I am indebted to Christopher M. Quigley my good friend and colleague for this excellent article:
One cannot understand what is going on in Europe today without comprehending what the Marshall Plan was. Her are some salient excerpts from Greg Behrman’s excellent book published in 2008.
Excerpts:
“The Marshall Plan”
Greg Behrman
On Saturday, July 12 1947, at 11 A.M. the Paris Conference was called to order. Of the twenty-two countries that had been invited to attend, eight had declined (communist sphere countries) and fourteen had accepted: Austria, Belgium, Denmark, Greece, Iceland, Ireland, Luxembourg, the Netherlands, Norway, Portugal, Sweden, Switzerland and Turkey (along with the main operating forces Great Britain and France. At this time Germany was an occupied nation).
In the course of the three-hour meeting, Clayton (American State Department) laid out the terms, in unalloyed form, he felt essential in getting the conference back on track. The preliminary estimate of $28 billion would be viewed as “much too large” in the United States. The Plan’s prospects would be “enhanced,” Clayton said, if Europe adhered to seven guidelines. Clayton described them “essentials.” First, Europe should achieve economic independence, or self-sustainability, within four years. Second, aid requirements should taper each successive year. Third, Europe should emphasize production, especially coal and food. Fourth, in a thinly veiled allusion to the restoration of German production, Clayton said that long-run plans should not interfere with the near-term reactivation of existing production facilities. Fifth, the Europeans should work towards financial and monetary stabilization. The sixth point pressed the Europeans to liberalize trade. It was clear that a customs union and any institutional arrangements facilitating integration were desirable. But, meeting Lovett’s concern, this point wasn’t an “essential.” And finally, as Clayton had been saying for weeks, the Europeans should form an ongoing multilateral organization to promote cooperation. ( CQ’s note: this was clearly the gestation plan for the formation of the EEC/EU. )As the testimony (before Congress continued) , The Plan’s backers stressed another key objective. For aid to be effective, Europe would have to emerge from “the old atomized European economy into a coordinated, efficient, self-sustaining production and trading economy.” In short, Congress wanted Western European to integrate. (CQ’s Note: in other words America refused to deal with European nations individually and refused to accept their individual sovereignty; thus that wanted to deal with Europe as a federal whole).
The model of state sovereignty had led France and Germany down the path of a century of interstate rivalry….. Inside his thatched-roof cottage in Houjarray, Monnet, along with three trusted technical experts, drafted the first version of the French declaration (for the institute to merge European coal and steel interests) on Sunday, April 16. The draft called for the member countries to pool their coal and steel, to ensure that both were sold on identical terms, to equalize competitive conditions and to design a supranational institutional framework to govern the enterprise. … The proposal had an essential political objective: to make a breach in the national sovereignty which will be narrow enough to secure consent.

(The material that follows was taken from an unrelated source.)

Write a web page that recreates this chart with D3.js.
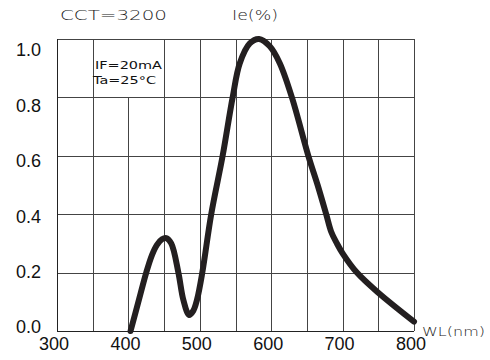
<!DOCTYPE html>
<html><head><meta charset="utf-8">
<script src="https://cdn.jsdelivr.net/npm/d3@7"></script>
<style>body{margin:0;background:#fff}</style>
</head><body><svg id="c" width="490" height="360"></svg>
<script>
const wavelength = [403,414,425,433,440,447,453,460,470,477,485,491,496,503.5,516,532,546,556,570,583,598,612,629,652,665,677,684,692,700,720,750,800];
const intensity  = [0.0,0.1,0.2,0.26,0.295,0.314,0.318,0.3,0.2,0.106,0.055,0.07,0.106,0.2,0.4,0.6,0.8,0.917,0.985,1.0,0.975,0.917,0.8,0.6,0.5,0.4,0.34,0.3,0.266,0.2,0.131,0.032];
const xTicks = [300,400,500,600,700,800];
const xGrid = [350,400,450,500,550,600,650,700,750,800];
const yTicks = [0.0,0.2,0.4,0.6,0.8,1.0];

const svg = d3.select("#c");
const x = d3.scaleLinear().domain([300,800]).range([57,414]);
const y = d3.scaleLinear().domain([0,1]).range([331,39]);
const yLab = d3.scaleLinear().domain([0,1]).range([327,50]);
const gridColor = "#444";

svg.append("g").selectAll("line").data(yTicks).join("line")
  .attr("x1", x(300)).attr("x2", x(800))
  .attr("y1", d => Math.round(y(d))+0.5).attr("y2", d => Math.round(y(d))+0.5)
  .attr("stroke", gridColor).attr("stroke-width", 1);
svg.append("g").selectAll("line").data(xGrid).join("line")
  .attr("x1", d => Math.round(x(d))+0.5).attr("x2", d => Math.round(x(d))+0.5)
  .attr("y1", d => d === 400 ? Math.round(y(0.8)) : y(1)).attr("y2", y(0))
  .attr("stroke", gridColor).attr("stroke-width", 1);
svg.append("line").attr("x1", Math.round(x(300))+0.5).attr("x2", Math.round(x(300))+0.5)
  .attr("y1", y(1)).attr("y2", y(0)).attr("stroke", "#222").attr("stroke-width", 1);
svg.append("line").attr("x1", x(300)).attr("x2", x(800))
  .attr("y1", Math.round(y(0))+0.5).attr("y2", Math.round(y(0))+0.5).attr("stroke", "#222");

svg.append("g").selectAll("text").data(yTicks).join("text")
  .attr("x", 41).attr("y", d => yLab(d)).attr("dy", "0.36em")
  .attr("text-anchor", "end").attr("font-family", "Liberation Sans, Arial, sans-serif")
  .attr("font-size", 18).attr("fill", "#111").text(d => d.toFixed(1));
svg.append("g").selectAll("text").data(xTicks).join("text")
  .attr("x", d => x(d) - 3).attr("y", 350)
  .attr("text-anchor", "middle").attr("font-family", "Liberation Sans, Arial, sans-serif")
  .attr("font-size", 18).attr("fill", "#111").text(d => d);

const line = d3.line().x((d,i) => x(wavelength[i])).y(d => y(d)).curve(d3.curveCatmullRom.alpha(0.5));
svg.append("path").datum(intensity).attr("d", line)
  .attr("fill", "none").attr("stroke", "#231f20").attr("stroke-width", 6)
  .attr("stroke-linecap", "round").attr("stroke-linejoin", "round");

const thin = "DejaVu Sans, sans-serif";
function txt(s, xx, yy, size, len, weight, col) {
  const t = svg.append("text").attr("x", xx).attr("y", yy).attr("font-family", thin)
    .attr("font-size", size).attr("fill", col || "#222").attr("font-weight", weight || 200).text(s);
  if (len) t.attr("textLength", len).attr("lengthAdjust", "spacingAndGlyphs");
  return t;
}
txt("CCT=3200", 60, 20, 14, 107);
txt("Ie(%)", 232, 20, 14, 46);
txt("IF=20mA", 95, 69, 10, 67, 400, "#111");
txt("Ta=25°C", 93, 84, 10, 63, 400, "#111");
txt("WL(nm)", 422, 336, 12, 63);
</script></body></html>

Bevin (the British Prime minister, who had not been consulted by Monnet) spoke with great force, out-raged that the Americans, French and Germans had failed to inform him or consider the British in the wake of such a seismic development. (CQ’s note: England had been doubled crossed by America, first by keeping it in the dark regarding the fledgling common market in coal and steel and second in supporting a German fast-track redevelopment).
In 1947 the political climate changed (with the Korean War). … since Marshall’s last confirmation hearings. In the wake of Mao’s victory, Republicans had begun to point back to Marshall’s doomed 1946 presidential mission to mediate the Chinese civil war. They criticized Marshall for not doing enough to support Chiang (CQ’s note: thus creating the modern communist Chinese state). They attacked the State Department that he had run for two years. They attacked the Marshall Plan: “a waste and misallocation of resources, and a boon for European Socialists.”
Richard Bissell’s indispensible contribution as the technical and policy genius behind the Marshall Plan
has been less noted. The most notable of these was counter-party funds. ….. he viewed aid as a component of, and lever for, larger policies and reforms. Bissell’s thinking helped drive ECA (European Cooperation Administration) to promote fiscal and monetary stability and productivity; currency devaluation and a European Payments Union; far-reaching structural economic reform – nothing short of Western European economic integration.
On the twentieth anniversary of the Marshall Plan, the Belgian ambassador to the OECD (the Organization of Economic Co-operation and Development, an off-shoot from the Marshall Plan)
Roger Ockrent, said that “the Marshall Plan did not only save us from evil, but laid the cornerstone upon which has been built the whole apparatus of modern international economic co-operation.” ” I am convinced,” he said, “that the refusal of the United States government to deal bilaterally with each European country was the decisive fact that translated the Marshall idea into facts by forcing the national interests to merge in a wider common interest.”
(C) Christopher M. Quigley 1st. November 2012.